The EEC receives position feedback for several engine components by using rotary differential transformer, linear variable differential transformer, and thermocouples. These sensors feed engine parameter information from several systems back to the EEC. The fuel control run cutoff switch controls the high pressure fuel shut off valve that allows or cuts off fuel flow. The fuel temperature sensor thermocouple attaches to the fuel outlet line on the rear of the fuel/oil cooler and sends this information to the EEC. The EEC uses a torque motor driver to control the position of the metering valve in the fuel metering unit. The EEC uses solenoid drivers to control the other functions of the FMU. The EEC also controls several other subsystems of the engine, as shown in Figure 2-56, through torque motors and solenoids, such as fuel and air oil coolers, bleed valves, variable stator vanes, turbine cooling air valves, and the turbine case cooling system.

Figure 2-55. Fuel pump.

Figure 2-55. Fuel pump.

Figure 2-56. Systems controlled by EEC.

Figure 2-56. Systems controlled by EEC.

Each channel of the EEC has seven electrical connections, three on each side and one on the bottom.
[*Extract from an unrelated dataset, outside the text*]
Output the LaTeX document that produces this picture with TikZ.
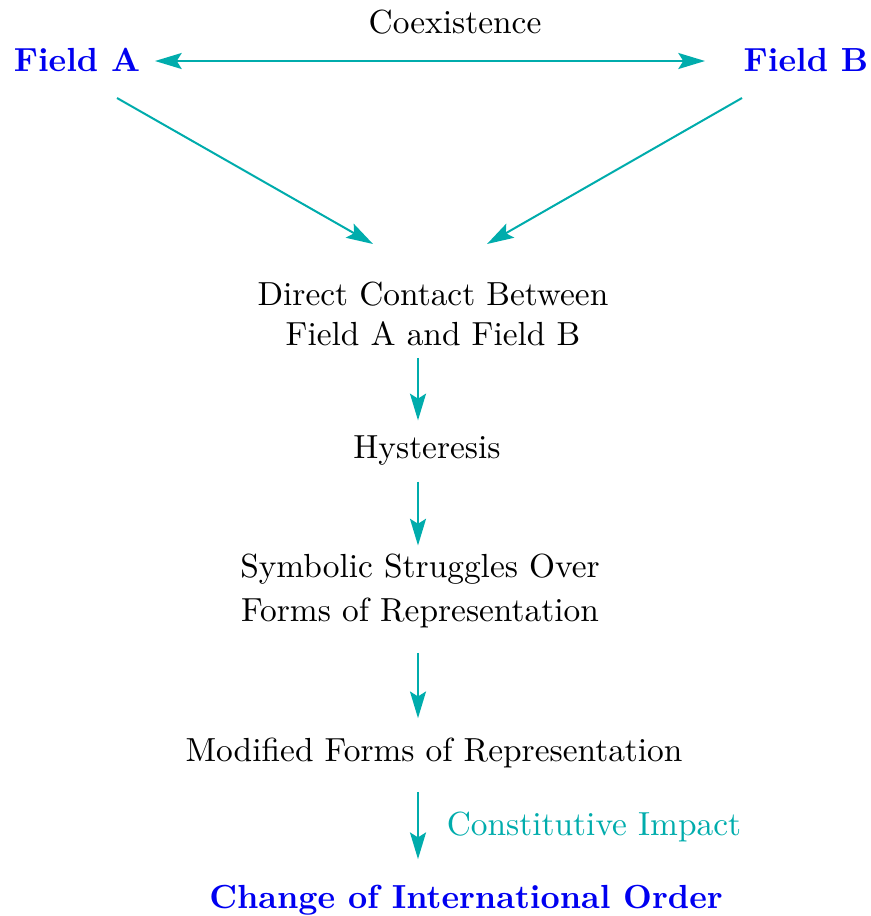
\documentclass[tikz,border=0pt]{standalone}
\usetikzlibrary{arrows.meta}
\definecolor{flowcyan}{RGB}{0,172,172}
\definecolor{fieldblue}{RGB}{0,0,240}
\begin{document}
\begin{tikzpicture}[x=0.2994pt,y=-0.2994pt,
  field/.style={font=\bfseries,text=fieldblue},
  stage/.style={align=center},
  flow/.style={flowcyan,semithick,-{Stealth[length=8pt,width=4.8pt,inset=1.5pt]}},
  twoway/.style={flowcyan,semithick,{Stealth[length=8pt,width=4.8pt,inset=1.5pt]}-{Stealth[length=8pt,width=4.8pt,inset=1.5pt]}}]
\useasboundingbox (0,0) rectangle (870,916);

\node[field] at (77,60)  (fa) {Field A};
\node[field] at (806,60) (fb) {Field B};
\node at (455,22) (coex) {Coexistence};

\node[stage] at (433,314) (contact) {Direct Contact Between\\Field A and Field B};
\node[stage] at (427,451) (hyst)    {Hysteresis};
\node[stage] at (420,591) (symb)    {Symbolic Struggles Over\\[1.2pt]Forms of Representation};
\node[stage] at (434,753) (modif)   {Modified Forms of Representation};
\node[field] at (466,900) (change)  {Change of International Order};

\coordinate (ca) at (373,244);
\coordinate (cb) at (487,244);

\draw[twoway] (155,61) -- (705,61);
\draw[flow] (117,98) -- (ca);
\draw[flow] (742,98) -- (cb);

\draw[flow,shorten >=1.2pt] (contact.south -| 418,0) -- (hyst.north -| 418,0);
\draw[flow,shorten <=1.2pt,shorten >=-1pt] (hyst.south -| 418,0) -- (symb.north -| 418,0);
\draw[flow,shorten <=3.9pt,shorten >=2.4pt] (symb.south -| 418,0) -- (modif.north -| 418,0);
\draw[flow,shorten <=3.6pt,shorten >=4.2pt] (modif.south -| 418,0)
  -- node[right=5pt,text=flowcyan] (impact) {Constitutive Impact} (change.north -| 418,0);

\end{tikzpicture}
\end{document}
Both channels share the inputs of the two connections on the top of the EEC. These are the programming plug and test connector. The programming plug selects the proper software in the EEC for the thrust rating of the engine. The plug attaches to the engine fan case with a lanyard. When removing the EEC, the plug remains with the engine. Each channel of the EEC has three pneumatic connections on the bottom of the EEC. Transducers inside the EEC supply the related and opposite EEC channel with a signal in proportion to the pressure. The pressures that are read by the EEC are ambient pressure, burner pressure, LPC exit pressure, and fan inlet pressure. Each channel has its own wire color that connects the EEC to its sensors. Channel A wiring is blue and channel B sensor signals are green. The non-EEC circuit wire is gray while the thermocouple signals are yellow. This color coding helps simplify which sensors are used with each channel.